To be done:
Copy out all lines that carry the word "page".

Extracted entries:
|---|

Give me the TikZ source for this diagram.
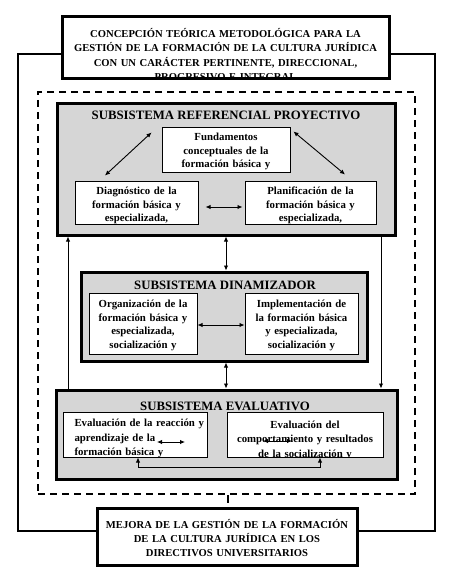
\documentclass[tikz,border=0pt]{standalone}
\usepackage{fontspec}
\setmainfont{Liberation Serif}
\usetikzlibrary{arrows.meta,calc}
\definecolor{subgray}{RGB}{214,214,214}
\tikzset{
  thickbox/.style={draw, line width=3pt, rectangle, inner sep=0pt, fill=white},
  subbox/.style={draw, line width=3pt, rectangle, inner sep=0pt, fill=subgray},
  wbox/.style={draw, line width=1pt, rectangle, inner sep=0pt, fill=white},
  txt/.style={font=\bfseries\fontsize{10.8}{13.6}\selectfont, align=center, inner sep=0pt, anchor=base},
  evtxt/.style={font=\bfseries\fontsize{10.8}{14.6}\selectfont, inner sep=0pt},
  toptxt/.style={font=\bfseries\fontsize{10.6}{14.3}\selectfont, align=center, inner sep=0pt, anchor=base},
  ttl/.style={font=\bfseries\fontsize{12.8}{15}\selectfont, inner sep=0pt, anchor=base},
  outerline/.style={line width=2pt},
  dsh/.style={draw, line width=2pt, dash pattern=on 7pt off 5pt, rectangle, inner sep=0pt},
  tip/.tip={Latex[length=5pt,width=4.5pt]},
  arr/.style={line width=0.9pt, tip-tip},
  arrone/.style={line width=0.9pt, -tip},
}
\begin{document}
\begin{tikzpicture}[x=1pt,y=-1pt]
\useasboundingbox (0,0) rectangle (456,583);
\fill[white] (0,0) rectangle (456,583);

% dashed frame
\node[dsh, minimum width=377pt, minimum height=402pt] (D) at (226.5,293) {};

% top and bottom boxes
\node[thickbox, minimum width=327pt, minimum height=62pt,
  path picture={\node[toptxt, text width=335pt] (Ttext) at ([yshift=-20.5pt]path picture bounding box.north)
  {CONCEPCIÓN TEÓRICA METODOLÓGICA PARA LA\\GESTIÓN DE LA FORMACIÓN DE LA CULTURA JURÍDICA\\CON UN CARÁCTER PERTINENTE, DIRECCIONAL,\\PROGRESIVO E INTEGRAL};}] (T) at (225.5,48) {};
\node[thickbox, minimum width=260pt, minimum height=57pt,
  path picture={\node[toptxt, text width=270pt] (Btext) at ([yshift=-20pt]path picture bounding box.north)
  {MEJORA DE LA GESTIÓN DE LA FORMACIÓN\\DE LA CULTURA JURÍDICA EN LOS\\DIRECTIVOS UNIVERSITARIOS};}] (B) at (227,536.5) {};

% outer feedback lines
\coordinate (OL) at (18,0);
\coordinate (OR) at (435,0);
\draw[outerline] ([yshift=-6pt]T.west) -| ([yshift=5.5pt]OL |- B.west) -- ([yshift=5.5pt]B.west);
\draw[outerline] ([yshift=-6pt]T.east) -| ([yshift=5.5pt]OR |- B.east) -- ([yshift=5.5pt]B.east);
\draw[outerline] ([xshift=1.5pt]D.south) -- ++(0,8);

% subsystem 1
\node[subbox, minimum width=338pt, minimum height=131pt] (S1) at (226,169.5) {};
\node[ttl] (S1t) at (226,120) {SUBSISTEMA REFERENCIAL PROYECTIVO};
\node[wbox, minimum width=128pt, minimum height=45pt,
  path picture={\node[txt, text width=140pt] (fundT) at ([yshift=-13.5pt]path picture bounding box.north)
  {Fundamentos\\conceptuales de la\\formación básica y};}] (fund) at (226,149.5) {};
\node[wbox, minimum width=123pt, minimum height=43pt,
  path picture={\node[txt, text width=135pt] (diagT) at ([yshift=-13.5pt]path picture bounding box.north)
  {Diagnóstico de la\\formación básica y\\especializada,};}] (diag) at (136.5,202.5) {};
\node[wbox, minimum width=131pt, minimum height=43pt,
  path picture={\node[txt, text width=140pt] (planT) at ([yshift=-13.5pt]path picture bounding box.north)
  {Planificación de la\\formación básica y\\especializada,};}] (plan) at (310.5,202.5) {};
\draw[arr] ([xshift=-10pt,yshift=-6pt]fund.north west) -- ([xshift=-31.5pt,yshift=5pt]diag.north);
\draw[arr] ([xshift=3pt,yshift=-5pt]fund.north east) -- ([xshift=34.5pt,yshift=6pt]plan.north);
\draw[arr] ([xshift=7pt,yshift=-4.5pt]diag.east) -- ([xshift=-2pt,yshift=-4.5pt]plan.west);

% subsystem 2
\node[subbox, minimum width=286pt, minimum height=89pt] (S2) at (224,316.5) {};
\node[ttl] (S2t) at (225,289.5) {SUBSISTEMA DINAMIZADOR};
\node[wbox, minimum width=108pt, minimum height=61pt,
  path picture={\node[txt, text width=120pt] (orgT) at ([yshift=-14.5pt]path picture bounding box.north)
  {Organización de la\\formación básica y\\especializada,\\socialización y};}] (org) at (143,323.5) {};
\node[wbox, minimum width=113pt, minimum height=61pt,
  path picture={\node[txt, text width=125pt] (implT) at ([yshift=-14.5pt]path picture bounding box.north)
  {Implementación de\\la formación básica\\y especializada,\\socialización y};}] (impl) at (301.5,323.5) {};
\draw[arr] ([yshift=-1.5pt]org.east) -- ([yshift=-1.5pt]impl.west);

% subsystem 3
\node[subbox, minimum width=341pt, minimum height=89pt] (S3) at (226.5,434.5) {};
\node[ttl] (S3t) at (225,410) {SUBSISTEMA EVALUATIVO};
\node[wbox, minimum width=144pt, minimum height=45pt,
  path picture={\node[evtxt, align=left, anchor=base west, text width=140pt] (ev1T) at ([xshift=9pt,yshift=-14.5pt]path picture bounding box.north west)
  {Evaluación de la reacción y\\aprendizaje de la\\formación básica y};}] (ev1) at (135,434.5) {};
\node[wbox, minimum width=156pt, minimum height=45pt,
  path picture={\node[evtxt, align=center, anchor=base, text width=170pt] (ev2T) at ([yshift=-16pt]path picture bounding box.north)
  {Evaluación del\\comportamiento y resultados\\de la socialización y};}] (ev2) at (305,434.5) {};
\draw[arr] ([xshift=22pt,yshift=-7.5pt]ev1.center) -- ([xshift=50pt,yshift=-7.5pt]ev1.center);
\draw[arr] ([xshift=-42pt,yshift=-6.5pt]ev2.center) -- ([xshift=-13pt,yshift=-6.5pt]ev2.center);
\draw[arr] ([xshift=3pt]ev1.south) -- ++(0,10) -| ([xshift=15pt]ev2.south);

% links between subsystems
\coordinate (LL) at (68,0);
\coordinate (RL) at (381,0);
\coordinate (ML) at (226,0);
\draw[arr] (ML |- S1.south) -- (ML |- S2.north);
\draw[arr] (ML |- S2.south) -- (ML |- S3.north);
\draw[arrone] (LL |- S3.north) -- (LL |- S1.south);
\draw[arrone] (RL |- S1.south) -- (RL |- S3.north);
\end{tikzpicture}
\end{document}
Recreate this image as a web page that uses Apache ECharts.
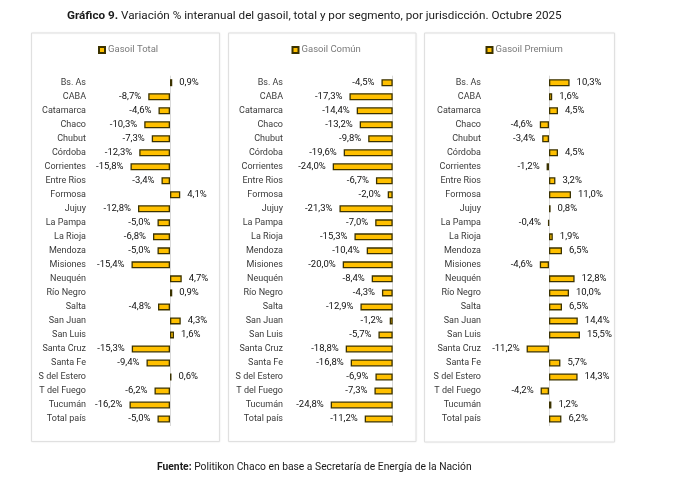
<!DOCTYPE html>
<html>
<head>
<meta charset="utf-8">
<script src="https://cdn.jsdelivr.net/npm/echarts@6/dist/echarts.min.js"></script>
<style>
html,body{margin:0;padding:0;background:#fff;}
#c{width:677px;height:504px;}
</style>
</head>
<body>
<div id="c"></div>
<script>
const categories = ["Bs. As","CABA","Catamarca","Chaco","Chubut","Córdoba","Corrientes","Entre Rios","Formosa","Jujuy","La Pampa","La Rioja","Mendoza","Misiones","Neuquén","Río Negro","Salta","San Juan","San Luis","Santa Cruz","Santa Fe","S del Estero","T del Fuego","Tucumán","Total país"];
const gasoilTotal = [0.9,-8.7,-4.6,-10.3,-7.3,-12.3,-15.8,-3.4,4.1,-12.8,-5.0,-6.8,-5.0,-15.4,4.7,0.9,-4.8,4.3,1.6,-15.3,-9.4,0.6,-6.2,-16.2,-5.0];
const gasoilComun = [-4.5,-17.3,-14.4,-13.2,-9.8,-19.6,-24.0,-6.7,-2.0,-21.3,-7.0,-15.3,-10.4,-20.0,-8.4,-4.3,-12.9,-1.2,-5.7,-18.8,-16.8,-6.9,-7.3,-24.8,-11.2];
const gasoilPremium = [10.3,1.6,4.5,-4.6,-3.4,4.5,-1.2,3.2,11.0,0.8,-0.4,1.9,6.5,-4.6,12.8,10.0,6.5,14.4,15.5,-11.2,5.7,14.3,-4.2,1.2,6.2];
const seriesNames = ["Gasoil Total","Gasoil Común","Gasoil Premium"];

const FONT = 'Roboto';
const chart = echarts.init(document.getElementById('c'), null, {renderer:'canvas'});

const panels = [
  {name: seriesNames[0], data: gasoilTotal, min:-20, max:10, left:120, width:75, margin:34, legendLeft:98, box:[31.5,33,188,408.5]},
  {name: seriesNames[1], data: gasoilComun, min:-30, max:5, left:317.7, width:87.5, margin:34.7, legendLeft:291.5, box:[228.5,33,187.5,408.5]},
  {name: seriesNames[2], data: gasoilPremium, min:-15, max:20, left:519, width:70, margin:38, legendLeft:485.5, box:[424.5,33,190,409]}
];

function fmt(v){ return v.toFixed(1).replace('.', ',') + '%'; }

const grids=[], xAxes=[], yAxes=[], series=[], legends=[], graphics=[];
panels.forEach((p,i)=>{
  graphics.push({type:'rect', shape:{x:p.box[0], y:p.box[1], width:p.box[2], height:p.box[3]},
    style:{fill:'#fff', stroke:'#e0e0e0', lineWidth:1, shadowBlur:2, shadowColor:'rgba(0,0,0,0.06)'}, z:-10});
  grids.push({left:p.left, width:p.width, top:75.7, height:350.3, containLabel:false, outerBoundsMode:'none'});
  xAxes.push({type:'value', gridIndex:i, min:p.min, max:p.max,
    axisLine:{show:false}, axisTick:{show:false}, axisLabel:{show:false}, splitLine:{show:false}});
  yAxes.push({type:'category', gridIndex:i, data:categories, inverse:true, position:'left',
    axisLine:{show:false, onZero:false},
    axisTick:{show:false},
    axisLabel:{margin:p.margin, color:'#3a3a3a', fontFamily:FONT, fontSize:9, interval:0}});
  series.push({type:'bar', name:p.name, xAxisIndex:i, yAxisIndex:i, barWidth:7,
    itemStyle:{color:'#FFC000', borderColor:'#3b3200', borderWidth:1.3},
    label:{show:true, color:'#111', fontFamily:FONT, fontSize:9.5, distance:7,
      formatter:(d)=>fmt(d.value)},
    markLine:{silent:true, symbol:['none','none'], label:{show:false},
      lineStyle:{color:'#d9d9d9', width:1, type:'solid'}, emphasis:{disabled:true},
      data:[{xAxis:0}], z:1},
    data:p.data.map(v=>({value:v, label:{position: v<0?'left':'right'}}))});
  legends.push({data:[p.name], left:p.legendLeft, top:45, itemWidth:6, itemHeight:6, icon:'rect',
    textStyle:{color:'#7a7a7a', fontFamily:FONT, fontSize:9.5, padding:[0,0,0,-2]}, selectedMode:false, padding:0});
});

chart.setOption({
  animation:false,
  backgroundColor:'#fff',
  title:[
    {text:'{b|Gráfico 9.}{n| Variación % interanual del gasoil, total y por segmento, por jurisdicción. Octubre 2025}',
      left:67, top:10, padding:0,
      textStyle:{rich:{b:{fontFamily:FONT, fontWeight:'bold', fontSize:11.7, color:'#1a1a1a'},
                        n:{fontFamily:FONT, fontWeight:'normal', fontSize:11.7, color:'#1a1a1a'}}}},
    {text:'{b|Fuente:}{n| Politikon Chaco en base a Secretaría de Energía de la Nación}',
      left:157, top:462, padding:0,
      textStyle:{rich:{b:{fontFamily:FONT, fontWeight:'bold', fontSize:10.3, color:'#1a1a1a'},
                        n:{fontFamily:FONT, fontWeight:'normal', fontSize:10.3, color:'#1a1a1a'}}}}
  ],
  graphic:graphics,
  legend:legends,
  grid:grids,
  xAxis:xAxes,
  yAxis:yAxes,
  series:series
});
</script>
</body>
</html>
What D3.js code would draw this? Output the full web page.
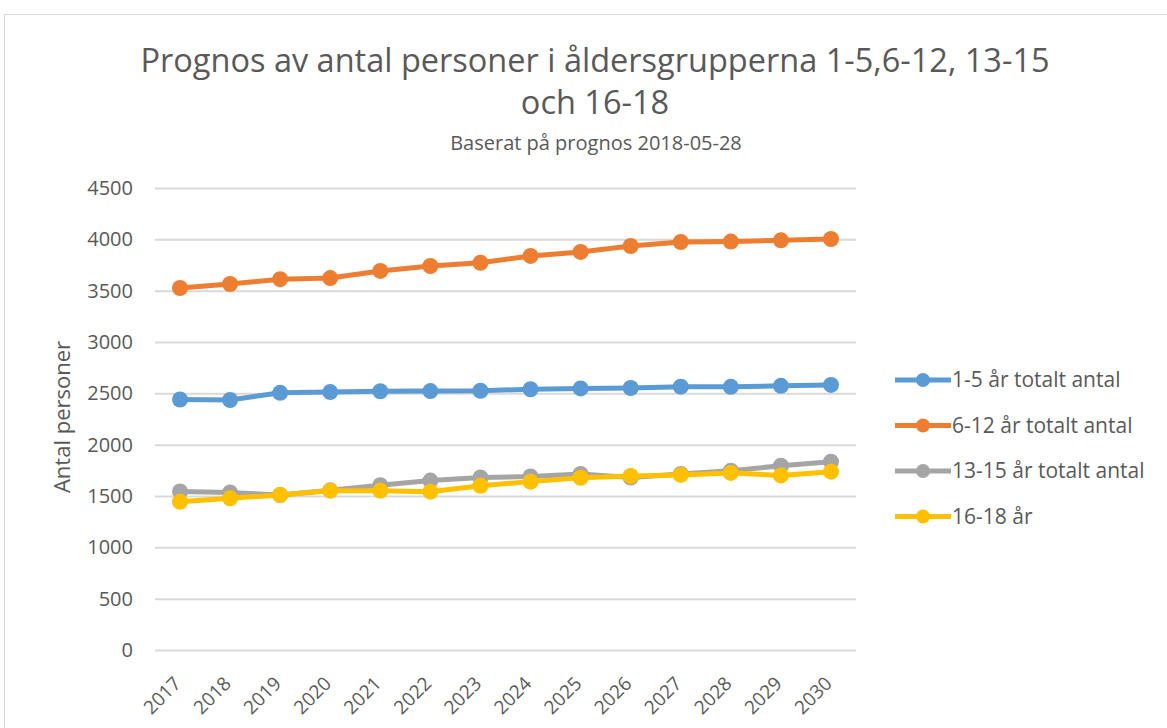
<!DOCTYPE html>
<html>
<head>
<meta charset="utf-8">
<script src="https://cdn.jsdelivr.net/npm/d3@7"></script>
<style>
  body { margin: 0; background: #fff; }
  text { font-family: "Open Sans", Lato, sans-serif; fill: #595959; }
</style>
</head>
<body>
<div id="chart"></div>
<script>
// data
var years = ["2017","2018","2019","2020","2021","2022","2023","2024","2025","2026","2027","2028","2029","2030"];
var age1to5 = [2440,2435,2505,2512,2520,2522,2525,2540,2548,2552,2565,2563,2573,2582];
var age6to12 = [3526,3565,3612,3623,3692,3740,3772,3838,3877,3935,3974,3978,3990,4003];
var age13to15 = [1545,1535,1510,1555,1605,1650,1680,1690,1715,1680,1714,1746,1795,1834];
var age16to18 = [1445,1477,1510,1552,1552,1542,1600,1640,1678,1695,1705,1725,1700,1737];
var seriesNames = ["1-5 år totalt antal","6-12 år totalt antal","13-15 år totalt antal","16-18 år"];
var yTicks = [0,500,1000,1500,2000,2500,3000,3500,4000,4500];

var colors = ["#5b9bd5","#ed7d31","#a5a5a5","#ffc000"];
var allSeries = [age1to5, age6to12, age13to15, age16to18];

var width = 1167, height = 728;

var svg = d3.select("#chart").append("svg")
  .attr("width", width)
  .attr("height", height);

// chart frame
svg.append("rect")
  .attr("x", 4.5).attr("y", 14.5)
  .attr("width", width + 10).attr("height", height)
  .attr("fill", "none").attr("stroke", "#d9d9d9");

// scales
var x = d3.scalePoint().domain(years).range([180, 831]);
var y = d3.scaleLinear().domain([0, 4500]).range([650, 188]);

// gridlines
svg.append("g").selectAll("line").data(yTicks).enter()
  .append("line")
  .attr("x1", 155).attr("x2", 856)
  .attr("y1", function(d) { return y(d) + 0.5; })
  .attr("y2", function(d) { return y(d) + 0.5; })
  .attr("stroke", "#d9d9d9").attr("stroke-width", 2);

// y axis labels
var yAxis = d3.axisLeft(y).tickValues(yTicks).tickFormat(d3.format("d")).tickSize(0).tickPadding(0);
var yg = svg.append("g").attr("transform", "translate(133,0)").call(yAxis);
yg.select(".domain").remove();
yg.selectAll("text").attr("font-size", 20).attr("fill", "#595959")
  .style("font-family", "'Open Sans', Lato, sans-serif");

// x axis labels
var xAxis = d3.axisBottom(x).tickSize(0).tickPadding(0);
var xg = svg.append("g").attr("transform", "translate(0,650)").call(xAxis);
xg.select(".domain").remove();
xg.selectAll("text")
  .attr("font-size", 19).attr("fill", "#595959")
  .style("font-family", "'Open Sans', Lato, sans-serif")
  .attr("text-anchor", "end")
  .attr("dy", "0.35em")
  .attr("transform", "translate(-3,30) rotate(-45)");

// lines and markers
var line = d3.line()
  .x(function(d, i) { return x(years[i]); })
  .y(function(d) { return y(d); });

allSeries.forEach(function(vals, k) {
  svg.append("path")
    .datum(vals)
    .attr("d", line)
    .attr("fill", "none")
    .attr("stroke", colors[k])
    .attr("stroke-width", 5)
    .attr("stroke-linejoin", "round");
  svg.append("g").selectAll("circle").data(vals).enter()
    .append("circle")
    .attr("cx", function(d, i) { return x(years[i]); })
    .attr("cy", function(d) { return y(d); })
    .attr("r", 8)
    .attr("fill", colors[k]);
});

// titles
svg.append("text").attr("x", 595).attr("y", 72)
  .attr("text-anchor", "middle").attr("font-size", 32.5)
  .text("Prognos av antal personer i åldersgrupperna 1-5,6-12, 13-15");
svg.append("text").attr("x", 595).attr("y", 114)
  .attr("text-anchor", "middle").attr("font-size", 32.5)
  .text("och 16-18");
svg.append("text").attr("x", 596).attr("y", 150)
  .attr("text-anchor", "middle").attr("font-size", 20)
  .text("Baserat på prognos 2018-05-28");

// y axis title
svg.append("text")
  .attr("transform", "translate(70,417) rotate(-90)")
  .attr("text-anchor", "middle").attr("font-size", 22)
  .text("Antal personer");

// legend
var legend = svg.append("g").selectAll("g").data(seriesNames).enter()
  .append("g")
  .attr("transform", function(d, i) { return "translate(895," + (380 + i * 45.5) + ")"; });
legend.append("line")
  .attr("x1", 0).attr("x2", 56).attr("y1", 0).attr("y2", 0)
  .attr("stroke", function(d, i) { return colors[i]; })
  .attr("stroke-width", 5);
legend.append("circle")
  .attr("cx", 28).attr("cy", 0).attr("r", 7)
  .attr("fill", function(d, i) { return colors[i]; });
legend.append("text")
  .attr("x", 57).attr("y", 0).attr("dy", "0.35em")
  .attr("font-size", 21)
  .text(function(d) { return d; });
</script>
</body>
</html>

|---|

Result below:
Recreate this image as a web page that uses Apache ECharts.
What D3.js code would draw this? Output the full web page.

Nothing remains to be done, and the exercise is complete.